Currently, Python classes behave like dataclasses, in that they're really expected to be used mainly as mutable records. In particular, fields cannot be added dynamically, and they must appear type-annotated in the class body, as with regular dataclasses. Inheritance is also not implemented at the moment, since we haven't yet decided on the best way to build them from our current code model.

Syntactic sugar for actor programming (short-term)

Typon should be able to express the actor model of concurrency in terms of its native concurrency primitives.

Functionally, actors can be thought of as a mechanism to serialize concurrent accesses to encapsulated data. This definition also fits the mutex, so it is a generalisation of both. In fact, Hewitt who formalized the actor model also formalized the serializer.

The only functional difference between a mutex and an actor is that in the case of the mutex the data is accessed synchronously - the code which acquires the lock will not do anything else until the lock is acquired - while in the case of the actor the data is accessed asynchronously - the code which sends a message to the actor continues executing and the actor may handle the message "later".

This interpretation of the actor is quite close to Project Verona's concept of concurrent owner.

In terms of Typon's concurrency primitives, this means an actor may be modeled as a mutex where every access is made from a `future` spawned just for that.

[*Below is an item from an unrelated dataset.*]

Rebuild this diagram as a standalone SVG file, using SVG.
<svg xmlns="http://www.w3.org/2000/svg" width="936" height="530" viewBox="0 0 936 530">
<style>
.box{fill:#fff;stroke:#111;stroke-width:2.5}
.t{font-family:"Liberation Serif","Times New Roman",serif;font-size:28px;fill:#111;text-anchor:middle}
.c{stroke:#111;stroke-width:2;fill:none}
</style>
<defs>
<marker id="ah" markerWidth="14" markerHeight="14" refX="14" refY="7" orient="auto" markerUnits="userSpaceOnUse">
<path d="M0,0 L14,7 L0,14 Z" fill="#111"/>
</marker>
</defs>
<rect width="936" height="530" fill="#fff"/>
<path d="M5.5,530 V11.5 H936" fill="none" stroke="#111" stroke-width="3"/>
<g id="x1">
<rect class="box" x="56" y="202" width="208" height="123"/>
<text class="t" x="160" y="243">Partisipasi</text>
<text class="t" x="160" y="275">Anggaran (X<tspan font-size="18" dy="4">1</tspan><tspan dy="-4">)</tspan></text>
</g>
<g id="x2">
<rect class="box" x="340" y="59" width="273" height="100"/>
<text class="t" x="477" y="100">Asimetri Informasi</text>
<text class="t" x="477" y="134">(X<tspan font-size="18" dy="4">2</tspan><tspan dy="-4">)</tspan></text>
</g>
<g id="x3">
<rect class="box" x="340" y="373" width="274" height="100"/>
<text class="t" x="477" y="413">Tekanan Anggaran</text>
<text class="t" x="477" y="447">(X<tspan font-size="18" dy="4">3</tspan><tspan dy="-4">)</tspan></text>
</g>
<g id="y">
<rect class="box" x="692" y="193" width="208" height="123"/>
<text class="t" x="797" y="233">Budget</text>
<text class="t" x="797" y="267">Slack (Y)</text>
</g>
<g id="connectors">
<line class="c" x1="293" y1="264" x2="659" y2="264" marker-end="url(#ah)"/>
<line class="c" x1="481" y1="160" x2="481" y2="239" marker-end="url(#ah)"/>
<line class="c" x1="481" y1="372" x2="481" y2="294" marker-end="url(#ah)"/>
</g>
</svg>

To make this nicer and more ergonomic, Typon plans to introduce syntactic sugar to allow a class to encapsulate this behavior. This requires:

  • Support for generics, to let the encapsulated data be generic
  • An annotation to let instances be atomically reference counted
  • A special operator that takes a lambda holding the requested computation on the data, so that the actor may do whatever is should with it, such as spawning a future that will acquire a mutex and then execute the lambda
  • A way to call this operator that is as syntactically nice as possible

Such features would in fact allow any kind of custom serializer to be easily defined, such as support for hooks that should be executed before or after executing the requested computation: these just become things the operator does.

Ownership based type-system à la Rust (long-term)

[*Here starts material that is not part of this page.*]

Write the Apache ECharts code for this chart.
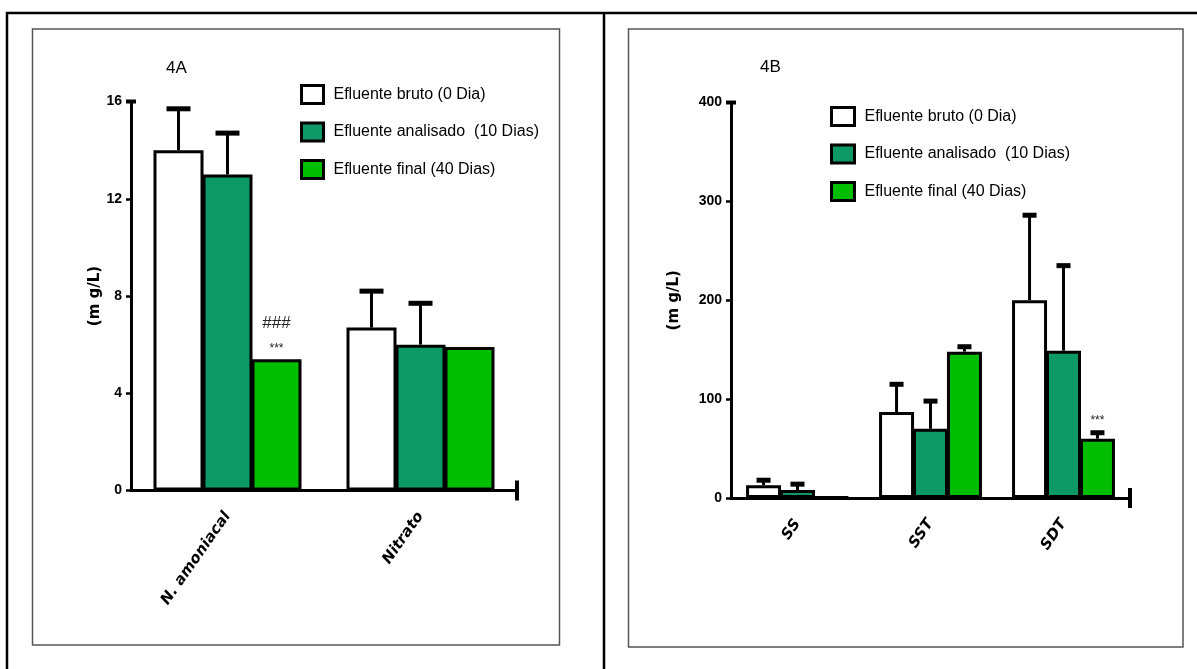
<!DOCTYPE html>
<html>
<head>
<meta charset="utf-8">
<script src="https://cdn.jsdelivr.net/npm/echarts@6/dist/echarts.min.js"></script>
<style>
  html, body { margin: 0; padding: 0; background: #fff; }
  #chart { width: 1197px; height: 669px; }
</style>
</head>
<body>
<div id="chart"></div>
<script>
// panel 4A
const catsA = ['N. amoniacal', 'Nitrato'];
const brutoA = [14.0, 6.7];
const brutoSdA = [1.7, 1.5];
const analisadoA = [13.0, 6.0];
const analisadoSdA = [1.7, 1.7];
const finalA = [5.4, 5.9];
const finalSdA = [0, 0];
const hashA = ['###', ''];
const starsA = ['***', ''];

// panel 4B
const catsB = ['SS', 'SST', 'SDT'];
const brutoB = [13, 87, 200];
const brutoSdB = [5, 28, 86];
const analisadoB = [8, 70, 149];
const analisadoSdB = [6, 28, 86];
const finalB = [1, 148, 60];
const finalSdB = [0, 5, 6];
const starsB = ['', '', '***'];

const names = ['Efluente bruto (0 Dia)', 'Efluente analisado  (10 Dias)', 'Efluente final (40 Dias)'];
const colors = ['#ffffff', '#0d9966', '#00bd00'];

const narrow = '"Liberation Sans Narrow", "Arial Narrow", "Liberation Sans", sans-serif';

const chart = echarts.init(document.getElementById('chart'));

function barSeries(name, color, data, idx, barW, gap) {
  return {
    name: name,
    type: 'bar',
    xAxisIndex: idx,
    yAxisIndex: idx,
    data: data,
    barWidth: barW,
    barGap: gap,
    itemStyle: { color: color, borderColor: '#000', borderWidth: 3 },
    z: 2
  };
}

// error bars + significance marks, placed on the same slot as the bar
function errSeries(means, sds, slot, idx, barW, gapRatio, capW, hash, stars) {
  return {
    type: 'custom',
    xAxisIndex: idx,
    yAxisIndex: idx,
    z: 3,
    silent: true,
    data: means.map((m, i) => [i, m, sds[i]]),
    renderItem: function (params, api) {
      const i = params.dataIndex;
      const mean = api.value(1);
      const sd = api.value(2);
      const total = 3 * barW + 2 * barW * gapRatio;
      const base = api.coord([api.value(0), 0]);
      const cx = base[0] - total / 2 + slot * barW * (1 + gapRatio) + barW / 2;
      const yMean = api.coord([api.value(0), mean])[1];
      const yTop = api.coord([api.value(0), mean + sd])[1];
      const children = [];
      if (sd > 0) {
        children.push({
          type: 'line',
          shape: { x1: cx, y1: yMean, x2: cx, y2: yTop },
          style: { stroke: '#000', lineWidth: 3 }
        });
        children.push({
          type: 'rect',
          shape: { x: cx - capW / 2, y: yTop - 2.5, width: capW, height: 5 },
          style: { fill: '#000' }
        });
      }
      const top = sd > 0 ? yTop - 3 : yMean - 2;
      if (stars && stars[i]) {
        children.push({
          type: 'text',
          style: { text: stars[i], x: cx, y: top - 3, align: 'center', verticalAlign: 'bottom',
                   fontSize: 12, fill: '#222', fontFamily: 'Liberation Sans, sans-serif' }
        });
      }
      if (hash && hash[i]) {
        children.push({
          type: 'text',
          style: { text: hash[i], x: cx, y: top - 25, align: 'center', verticalAlign: 'bottom',
                   fontSize: 17, fill: '#222', fontFamily: 'Liberation Sans, sans-serif' }
        });
      }
      return { type: 'group', children: children };
    }
  };
}

const axisLineStyle = { color: '#000', width: 3 };
const tickLabel = { color: '#000', fontWeight: 'bold', fontSize: 14, fontFamily: narrow, margin: 9 };
const catLabel = { color: '#000', fontWeight: 'bold', fontStyle: 'italic', fontSize: 15, rotate: 55,
                   fontFamily: '"DejaVu Sans", sans-serif', margin: 23 };
const legendText = { color: '#000', fontSize: 16, fontFamily: narrow, padding: [0, 0, 0, 5] };
const yName = { fontWeight: 'bold', fontSize: 15, color: '#000', fontFamily: '"DejaVu Sans", sans-serif' };

const option = {
  animation: false,
  backgroundColor: '#fff',
  title: [
    { text: '4A', left: 166, top: 60, padding: 0, textStyle: { fontSize: 17, fontWeight: 'normal', color: '#000', fontFamily: narrow } },
    { text: '4B', left: 760, top: 59, padding: 0, textStyle: { fontSize: 17, fontWeight: 'normal', color: '#000', fontFamily: narrow } }
  ],
  legend: [
    {
      data: names, left: 300, top: 84, orient: 'vertical', itemGap: 16.5, padding: 0, icon: 'rect',
      itemWidth: 22, itemHeight: 18, textStyle: legendText,
      itemStyle: { borderColor: '#000', borderWidth: 3 },
      selectedMode: false
    },
    {
      data: names, left: 830, top: 106, orient: 'vertical', itemGap: 16.5, padding: 0, icon: 'rect',
      itemWidth: 23, itemHeight: 18, textStyle: legendText,
      itemStyle: { borderColor: '#000', borderWidth: 3 },
      selectedMode: false
    }
  ],
  grid: [
    { left: 131, top: 101.5, width: 386, height: 389 },
    { left: 731, top: 102.5, width: 399, height: 395.5 }
  ],
  xAxis: [
    {
      type: 'category', gridIndex: 0, data: catsA,
      axisLine: { lineStyle: axisLineStyle, symbol: ['none', 'rect'], symbolSize: [20, 4] },
      axisTick: { alignWithLabel: true, length: 6, lineStyle: { width: 2.5, color: '#000' } },
      axisLabel: catLabel
    },
    {
      type: 'category', gridIndex: 1, data: catsB,
      axisLine: { lineStyle: axisLineStyle, symbol: ['none', 'rect'], symbolSize: [20, 4] },
      axisTick: { alignWithLabel: true, length: 6, lineStyle: { width: 2.5, color: '#000' } },
      axisLabel: catLabel
    }
  ],
  yAxis: [
    {
      type: 'value', gridIndex: 0, min: 0, max: 16, interval: 4,
      name: '(m g/L)', nameLocation: 'middle', nameRotate: 90, nameGap: 28,
      nameTextStyle: yName,
      axisLine: { show: true, lineStyle: axisLineStyle, symbol: ['none', 'rect'], symbolSize: [10, 4] },
      axisTick: { show: true, length: 5, lineStyle: { width: 2.5, color: '#000' } },
      axisLabel: tickLabel,
      splitLine: { show: false }
    },
    {
      type: 'value', gridIndex: 1, min: 0, max: 400, interval: 100,
      name: '(m g/L)', nameLocation: 'middle', nameRotate: 90, nameGap: 49,
      nameTextStyle: yName,
      axisLine: { show: true, lineStyle: axisLineStyle, symbol: ['none', 'rect'], symbolSize: [10, 4] },
      axisTick: { show: true, length: 5, lineStyle: { width: 2.5, color: '#000' } },
      axisLabel: tickLabel,
      splitLine: { show: false }
    }
  ],
  graphic: [
    // page frame
    { type: 'line', shape: { x1: 6, y1: 13, x2: 1197, y2: 13 }, style: { stroke: '#000', lineWidth: 2.5 }, silent: true },
    { type: 'line', shape: { x1: 7, y1: 12, x2: 7, y2: 669 }, style: { stroke: '#000', lineWidth: 2.5 }, silent: true },
    { type: 'line', shape: { x1: 604, y1: 12, x2: 604, y2: 669 }, style: { stroke: '#000', lineWidth: 2.5 }, silent: true },
    // panel boxes
    { type: 'rect', shape: { x: 32.5, y: 29, width: 527, height: 616 }, style: { fill: null, stroke: '#555', lineWidth: 1.5 }, silent: true, z: -1 },
    { type: 'rect', shape: { x: 628.5, y: 29, width: 554.5, height: 618 }, style: { fill: null, stroke: '#555', lineWidth: 1.5 }, silent: true, z: -1 }
  ],
  series: [
    barSeries(names[0], colors[0], brutoA, 0, 50, '-2%'),
    barSeries(names[1], colors[1], analisadoA, 0, 50, '-2%'),
    barSeries(names[2], colors[2], finalA, 0, 50, '-2%'),
    errSeries(brutoA, brutoSdA, 0, 0, 50, -0.02, 24),
    errSeries(analisadoA, analisadoSdA, 1, 0, 50, -0.02, 24),
    errSeries(finalA, finalSdA, 2, 0, 50, -0.02, 24, hashA, starsA),
    barSeries(names[0], colors[0], brutoB, 1, 35, '-3%'),
    barSeries(names[1], colors[1], analisadoB, 1, 35, '-3%'),
    barSeries(names[2], colors[2], finalB, 1, 35, '-3%'),
    errSeries(brutoB, brutoSdB, 0, 1, 35, -0.03, 14),
    errSeries(analisadoB, analisadoSdB, 1, 1, 35, -0.03, 14),
    errSeries(finalB, finalSdB, 2, 1, 35, -0.03, 14, null, starsB)
  ]
};

chart.setOption(option);
</script>
</body>
</html>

Automatic memory management with reference-counting can create a deceptive illusion of working code because it fails to address the intricacies of ownership and lifetime management in a concurrent environment. Rust's ownership-tracking type system, on the other hand, provides a robust and trustworthy solution. 

Exceptions (short-term)

Self-describing title: use C++ exceptions to reproduce the behavior of Python exceptions.

User-definable generic types (short-term, end of 2023)

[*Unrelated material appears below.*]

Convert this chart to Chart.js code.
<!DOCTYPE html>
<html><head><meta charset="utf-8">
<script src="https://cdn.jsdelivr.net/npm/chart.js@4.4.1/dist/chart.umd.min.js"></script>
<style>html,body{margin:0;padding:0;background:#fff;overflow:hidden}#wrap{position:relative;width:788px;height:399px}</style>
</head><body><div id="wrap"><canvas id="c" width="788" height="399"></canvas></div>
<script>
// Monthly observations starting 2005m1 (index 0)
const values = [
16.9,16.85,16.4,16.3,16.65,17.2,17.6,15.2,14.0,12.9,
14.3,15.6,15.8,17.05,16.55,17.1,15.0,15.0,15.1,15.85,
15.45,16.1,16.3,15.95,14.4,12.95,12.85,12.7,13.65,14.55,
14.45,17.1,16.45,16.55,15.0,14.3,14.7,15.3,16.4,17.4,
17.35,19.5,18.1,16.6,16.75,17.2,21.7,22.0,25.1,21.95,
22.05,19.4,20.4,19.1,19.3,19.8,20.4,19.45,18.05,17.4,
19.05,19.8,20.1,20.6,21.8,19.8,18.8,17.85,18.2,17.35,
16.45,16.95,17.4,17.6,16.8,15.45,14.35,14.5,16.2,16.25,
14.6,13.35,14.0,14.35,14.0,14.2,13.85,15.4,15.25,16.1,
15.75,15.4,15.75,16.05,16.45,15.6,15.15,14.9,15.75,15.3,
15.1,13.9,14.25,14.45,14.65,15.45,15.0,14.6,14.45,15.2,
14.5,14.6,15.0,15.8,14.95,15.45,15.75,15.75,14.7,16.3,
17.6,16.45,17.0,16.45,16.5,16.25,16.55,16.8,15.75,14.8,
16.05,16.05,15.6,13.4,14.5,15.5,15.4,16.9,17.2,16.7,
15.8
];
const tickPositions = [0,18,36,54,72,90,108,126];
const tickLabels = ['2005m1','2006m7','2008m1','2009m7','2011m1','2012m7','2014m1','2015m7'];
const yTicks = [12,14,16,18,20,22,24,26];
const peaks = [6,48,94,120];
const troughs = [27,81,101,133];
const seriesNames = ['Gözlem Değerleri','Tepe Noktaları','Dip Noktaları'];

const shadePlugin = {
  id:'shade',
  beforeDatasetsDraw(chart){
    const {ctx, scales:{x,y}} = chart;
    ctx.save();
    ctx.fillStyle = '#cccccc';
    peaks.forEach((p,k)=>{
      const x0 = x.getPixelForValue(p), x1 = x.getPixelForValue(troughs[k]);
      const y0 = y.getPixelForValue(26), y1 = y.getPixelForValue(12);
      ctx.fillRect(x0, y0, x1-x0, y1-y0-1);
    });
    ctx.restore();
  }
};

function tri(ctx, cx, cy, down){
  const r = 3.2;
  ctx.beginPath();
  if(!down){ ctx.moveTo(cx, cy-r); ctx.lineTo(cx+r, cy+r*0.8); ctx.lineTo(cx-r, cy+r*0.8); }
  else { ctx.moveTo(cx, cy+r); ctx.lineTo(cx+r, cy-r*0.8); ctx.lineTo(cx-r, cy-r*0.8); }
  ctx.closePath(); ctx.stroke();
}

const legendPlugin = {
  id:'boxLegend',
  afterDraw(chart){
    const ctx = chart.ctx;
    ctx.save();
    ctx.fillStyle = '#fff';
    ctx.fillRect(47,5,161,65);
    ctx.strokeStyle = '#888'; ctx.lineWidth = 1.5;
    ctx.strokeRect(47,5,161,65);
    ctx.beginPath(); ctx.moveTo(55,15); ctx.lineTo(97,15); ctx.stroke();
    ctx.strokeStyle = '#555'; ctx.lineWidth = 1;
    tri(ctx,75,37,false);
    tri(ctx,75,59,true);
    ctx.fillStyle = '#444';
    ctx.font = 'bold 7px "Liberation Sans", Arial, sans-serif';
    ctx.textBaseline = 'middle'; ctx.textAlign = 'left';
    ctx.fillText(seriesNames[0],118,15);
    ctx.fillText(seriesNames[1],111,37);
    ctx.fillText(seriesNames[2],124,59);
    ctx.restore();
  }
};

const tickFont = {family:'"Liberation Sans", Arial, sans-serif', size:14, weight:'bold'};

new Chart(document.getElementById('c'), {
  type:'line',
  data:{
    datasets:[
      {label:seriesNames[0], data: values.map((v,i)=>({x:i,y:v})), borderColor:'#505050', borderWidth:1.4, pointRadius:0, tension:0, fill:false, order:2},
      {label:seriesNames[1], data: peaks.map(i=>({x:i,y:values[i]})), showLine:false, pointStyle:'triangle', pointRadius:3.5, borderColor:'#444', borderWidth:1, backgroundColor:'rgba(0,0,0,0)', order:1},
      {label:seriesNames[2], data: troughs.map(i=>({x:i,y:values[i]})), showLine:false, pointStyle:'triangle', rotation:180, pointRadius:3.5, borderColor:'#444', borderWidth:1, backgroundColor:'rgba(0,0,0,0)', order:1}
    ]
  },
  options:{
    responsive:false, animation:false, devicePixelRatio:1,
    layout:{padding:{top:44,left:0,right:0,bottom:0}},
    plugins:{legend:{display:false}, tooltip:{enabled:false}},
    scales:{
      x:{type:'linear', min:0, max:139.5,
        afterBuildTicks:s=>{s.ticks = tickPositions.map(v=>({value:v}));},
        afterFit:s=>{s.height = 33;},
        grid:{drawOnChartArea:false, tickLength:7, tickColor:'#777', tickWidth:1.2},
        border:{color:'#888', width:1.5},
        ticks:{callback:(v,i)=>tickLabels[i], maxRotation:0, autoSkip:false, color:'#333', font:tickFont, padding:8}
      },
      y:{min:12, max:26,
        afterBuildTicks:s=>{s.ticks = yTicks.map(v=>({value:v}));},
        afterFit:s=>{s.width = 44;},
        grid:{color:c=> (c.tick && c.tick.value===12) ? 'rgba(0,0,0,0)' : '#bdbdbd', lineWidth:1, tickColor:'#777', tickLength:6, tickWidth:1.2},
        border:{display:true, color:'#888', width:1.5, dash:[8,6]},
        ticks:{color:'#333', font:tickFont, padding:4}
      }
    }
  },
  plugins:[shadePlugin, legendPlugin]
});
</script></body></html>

Type genericity is currently supported by the type checker, but only for the standard library. Support for user-defined generic types will come at a later point, and will require formalizing the meaning and mapping of those to C++ types.

The syntax will most probably follow the PEP 695 design:

def func[T](a: T, b: T) -> T:
    ...

Open questions

  • Can Typon be retrofitted with an efficient, multi-thread aware garbage collector? Does such a thing exist?
  • Would it be relevant to use Typon to write libraries such as Numpy and Scikit-learn?
  • Would there be a way to use Numpy or other native-code libraries without having to go through CPython? Preferably without reimplementing them?
  • Would à-la-C++ template-based metaprogramming bring anything to table, in addition to the existing generics?